───── STORED DATA
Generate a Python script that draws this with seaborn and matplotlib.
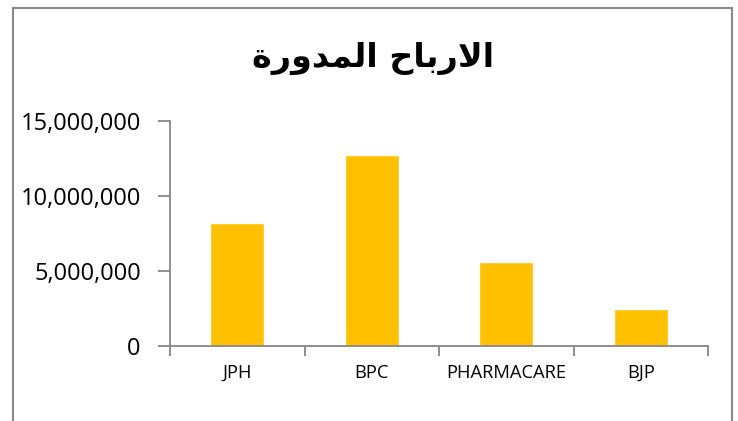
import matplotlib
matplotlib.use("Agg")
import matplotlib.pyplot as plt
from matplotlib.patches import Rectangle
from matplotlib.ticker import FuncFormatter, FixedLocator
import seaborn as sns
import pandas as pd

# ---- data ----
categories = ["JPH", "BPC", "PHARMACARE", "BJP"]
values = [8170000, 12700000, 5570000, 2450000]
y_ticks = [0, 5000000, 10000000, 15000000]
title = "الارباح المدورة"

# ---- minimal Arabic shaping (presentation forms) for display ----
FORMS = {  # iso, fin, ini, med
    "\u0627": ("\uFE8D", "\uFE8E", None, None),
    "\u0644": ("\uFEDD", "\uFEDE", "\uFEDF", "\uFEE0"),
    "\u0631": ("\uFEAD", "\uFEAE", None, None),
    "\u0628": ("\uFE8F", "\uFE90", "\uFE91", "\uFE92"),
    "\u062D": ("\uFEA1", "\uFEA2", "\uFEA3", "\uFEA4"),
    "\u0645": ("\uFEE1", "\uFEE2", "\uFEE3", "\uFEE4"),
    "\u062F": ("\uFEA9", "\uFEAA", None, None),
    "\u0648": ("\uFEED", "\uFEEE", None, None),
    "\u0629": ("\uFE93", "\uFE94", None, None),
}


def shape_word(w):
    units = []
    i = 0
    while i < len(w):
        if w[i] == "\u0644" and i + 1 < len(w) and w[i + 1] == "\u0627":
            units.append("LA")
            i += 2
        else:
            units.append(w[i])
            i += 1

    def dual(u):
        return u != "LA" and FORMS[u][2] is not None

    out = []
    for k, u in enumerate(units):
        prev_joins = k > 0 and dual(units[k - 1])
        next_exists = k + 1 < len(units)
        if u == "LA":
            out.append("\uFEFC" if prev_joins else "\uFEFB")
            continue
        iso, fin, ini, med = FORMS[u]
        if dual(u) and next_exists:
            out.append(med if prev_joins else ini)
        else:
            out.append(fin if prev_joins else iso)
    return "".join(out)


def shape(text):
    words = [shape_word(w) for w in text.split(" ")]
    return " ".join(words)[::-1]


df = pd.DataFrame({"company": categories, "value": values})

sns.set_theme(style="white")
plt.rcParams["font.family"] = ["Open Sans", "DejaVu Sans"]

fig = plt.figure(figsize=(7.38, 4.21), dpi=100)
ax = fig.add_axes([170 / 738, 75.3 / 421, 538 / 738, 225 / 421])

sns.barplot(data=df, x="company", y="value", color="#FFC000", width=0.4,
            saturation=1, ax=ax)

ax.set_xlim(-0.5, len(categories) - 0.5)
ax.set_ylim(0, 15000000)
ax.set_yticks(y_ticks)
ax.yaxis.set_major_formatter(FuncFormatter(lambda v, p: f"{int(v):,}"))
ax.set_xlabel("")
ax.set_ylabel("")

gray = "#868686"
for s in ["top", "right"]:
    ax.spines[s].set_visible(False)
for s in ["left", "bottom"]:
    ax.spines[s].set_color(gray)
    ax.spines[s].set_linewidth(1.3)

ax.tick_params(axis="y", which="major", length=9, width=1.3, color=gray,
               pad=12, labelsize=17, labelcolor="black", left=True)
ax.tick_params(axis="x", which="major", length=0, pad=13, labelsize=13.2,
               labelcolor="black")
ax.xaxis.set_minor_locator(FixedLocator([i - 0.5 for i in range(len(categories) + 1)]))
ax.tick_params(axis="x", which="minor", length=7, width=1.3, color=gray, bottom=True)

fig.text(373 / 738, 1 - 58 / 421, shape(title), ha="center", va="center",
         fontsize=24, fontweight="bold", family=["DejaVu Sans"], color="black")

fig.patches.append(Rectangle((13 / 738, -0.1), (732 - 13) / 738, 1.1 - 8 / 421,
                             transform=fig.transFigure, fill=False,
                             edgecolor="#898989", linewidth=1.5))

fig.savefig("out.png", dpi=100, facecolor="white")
──────────
───── STORED DATA
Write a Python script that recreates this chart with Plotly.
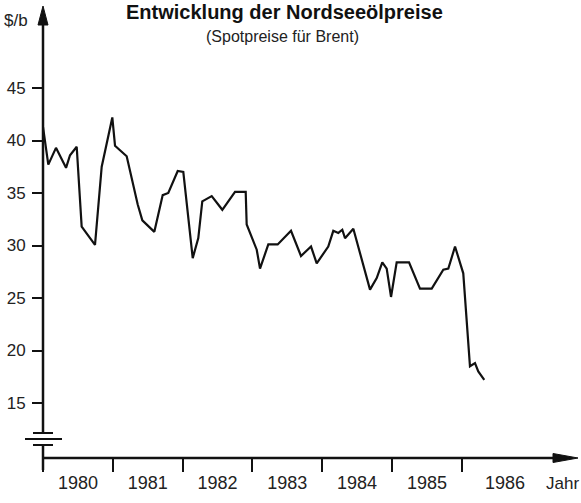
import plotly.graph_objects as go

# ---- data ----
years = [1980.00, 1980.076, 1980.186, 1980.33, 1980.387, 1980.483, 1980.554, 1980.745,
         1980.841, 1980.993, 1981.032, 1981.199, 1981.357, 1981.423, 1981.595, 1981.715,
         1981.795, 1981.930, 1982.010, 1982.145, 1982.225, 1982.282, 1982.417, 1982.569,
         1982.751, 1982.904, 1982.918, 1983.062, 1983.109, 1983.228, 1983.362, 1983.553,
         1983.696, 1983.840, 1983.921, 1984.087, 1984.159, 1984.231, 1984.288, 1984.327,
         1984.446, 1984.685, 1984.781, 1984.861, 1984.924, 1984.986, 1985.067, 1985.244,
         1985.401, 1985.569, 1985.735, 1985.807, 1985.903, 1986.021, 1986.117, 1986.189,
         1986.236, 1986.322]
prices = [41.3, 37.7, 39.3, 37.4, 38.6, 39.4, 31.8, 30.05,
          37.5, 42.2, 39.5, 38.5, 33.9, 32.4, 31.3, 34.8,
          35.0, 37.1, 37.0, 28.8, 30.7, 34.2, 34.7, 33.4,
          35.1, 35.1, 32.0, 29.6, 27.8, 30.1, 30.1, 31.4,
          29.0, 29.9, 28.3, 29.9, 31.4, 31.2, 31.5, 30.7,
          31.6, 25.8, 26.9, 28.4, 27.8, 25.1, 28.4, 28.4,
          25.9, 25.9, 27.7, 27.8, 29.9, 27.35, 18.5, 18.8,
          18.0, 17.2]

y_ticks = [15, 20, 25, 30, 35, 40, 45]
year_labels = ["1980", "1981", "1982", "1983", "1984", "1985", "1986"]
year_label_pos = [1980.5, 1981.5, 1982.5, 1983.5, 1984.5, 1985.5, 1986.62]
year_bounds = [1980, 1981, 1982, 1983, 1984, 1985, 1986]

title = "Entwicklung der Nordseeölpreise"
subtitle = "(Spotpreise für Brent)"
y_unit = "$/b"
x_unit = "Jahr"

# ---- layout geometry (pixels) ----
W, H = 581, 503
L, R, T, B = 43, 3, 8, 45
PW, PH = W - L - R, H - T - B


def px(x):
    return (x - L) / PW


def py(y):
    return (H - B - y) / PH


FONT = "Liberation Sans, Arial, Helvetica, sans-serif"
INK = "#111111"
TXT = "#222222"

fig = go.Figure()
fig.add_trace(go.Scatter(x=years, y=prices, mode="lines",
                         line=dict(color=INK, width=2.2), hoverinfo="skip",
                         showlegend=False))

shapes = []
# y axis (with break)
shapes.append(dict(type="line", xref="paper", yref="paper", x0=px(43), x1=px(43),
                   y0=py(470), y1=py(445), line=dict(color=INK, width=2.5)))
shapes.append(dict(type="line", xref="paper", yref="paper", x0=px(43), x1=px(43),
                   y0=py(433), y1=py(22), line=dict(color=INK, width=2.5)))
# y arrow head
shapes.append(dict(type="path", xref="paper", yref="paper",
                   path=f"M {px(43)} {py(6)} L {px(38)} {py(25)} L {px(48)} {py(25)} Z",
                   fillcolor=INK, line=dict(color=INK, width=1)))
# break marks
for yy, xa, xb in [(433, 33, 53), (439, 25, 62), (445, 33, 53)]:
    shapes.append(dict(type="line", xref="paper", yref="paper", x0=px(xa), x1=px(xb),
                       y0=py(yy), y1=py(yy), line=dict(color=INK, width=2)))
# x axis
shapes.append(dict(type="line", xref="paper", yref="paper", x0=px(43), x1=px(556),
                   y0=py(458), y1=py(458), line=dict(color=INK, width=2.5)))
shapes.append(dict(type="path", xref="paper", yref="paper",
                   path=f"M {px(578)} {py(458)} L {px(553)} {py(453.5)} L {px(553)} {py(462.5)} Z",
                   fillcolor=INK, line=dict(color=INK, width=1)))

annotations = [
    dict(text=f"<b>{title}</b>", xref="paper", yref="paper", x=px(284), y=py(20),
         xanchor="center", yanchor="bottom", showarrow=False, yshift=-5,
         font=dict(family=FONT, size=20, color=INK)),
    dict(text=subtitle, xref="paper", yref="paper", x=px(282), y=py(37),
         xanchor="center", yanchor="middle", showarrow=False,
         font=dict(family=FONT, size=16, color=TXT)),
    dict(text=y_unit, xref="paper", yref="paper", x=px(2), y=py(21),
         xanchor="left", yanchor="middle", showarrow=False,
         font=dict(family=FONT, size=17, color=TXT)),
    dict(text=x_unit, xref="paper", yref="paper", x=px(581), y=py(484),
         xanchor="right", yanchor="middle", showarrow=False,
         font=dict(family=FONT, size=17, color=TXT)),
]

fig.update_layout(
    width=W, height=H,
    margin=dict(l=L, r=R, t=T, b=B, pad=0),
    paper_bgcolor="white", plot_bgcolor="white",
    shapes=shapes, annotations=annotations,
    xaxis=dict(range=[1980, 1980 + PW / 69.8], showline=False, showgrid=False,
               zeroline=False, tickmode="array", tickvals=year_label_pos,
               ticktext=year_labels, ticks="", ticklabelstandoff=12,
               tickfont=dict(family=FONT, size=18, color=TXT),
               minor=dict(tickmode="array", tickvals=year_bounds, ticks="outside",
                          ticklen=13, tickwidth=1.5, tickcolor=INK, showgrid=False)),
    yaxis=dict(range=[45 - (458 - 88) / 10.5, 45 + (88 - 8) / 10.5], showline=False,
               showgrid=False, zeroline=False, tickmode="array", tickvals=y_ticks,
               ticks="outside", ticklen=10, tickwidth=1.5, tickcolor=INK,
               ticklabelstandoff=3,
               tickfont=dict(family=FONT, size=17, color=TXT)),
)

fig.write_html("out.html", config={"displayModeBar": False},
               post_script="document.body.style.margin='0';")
──────────
───── STORED DATA
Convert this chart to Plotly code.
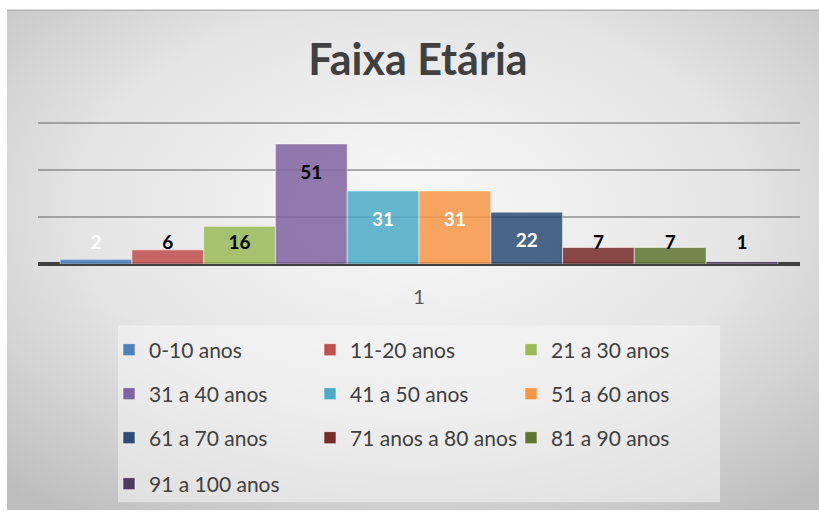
──────────
• [THE PROBLEM]: Reproduce, starting at the line containing "Write a Python" and stopping after the line containing "import plotly.graph_objects as go", each of those lines exactly and no others; leave pictures out.

• [CORRECT RESULT]:
Write a Python script that recreates this chart with Plotly.
import plotly.graph_objects as go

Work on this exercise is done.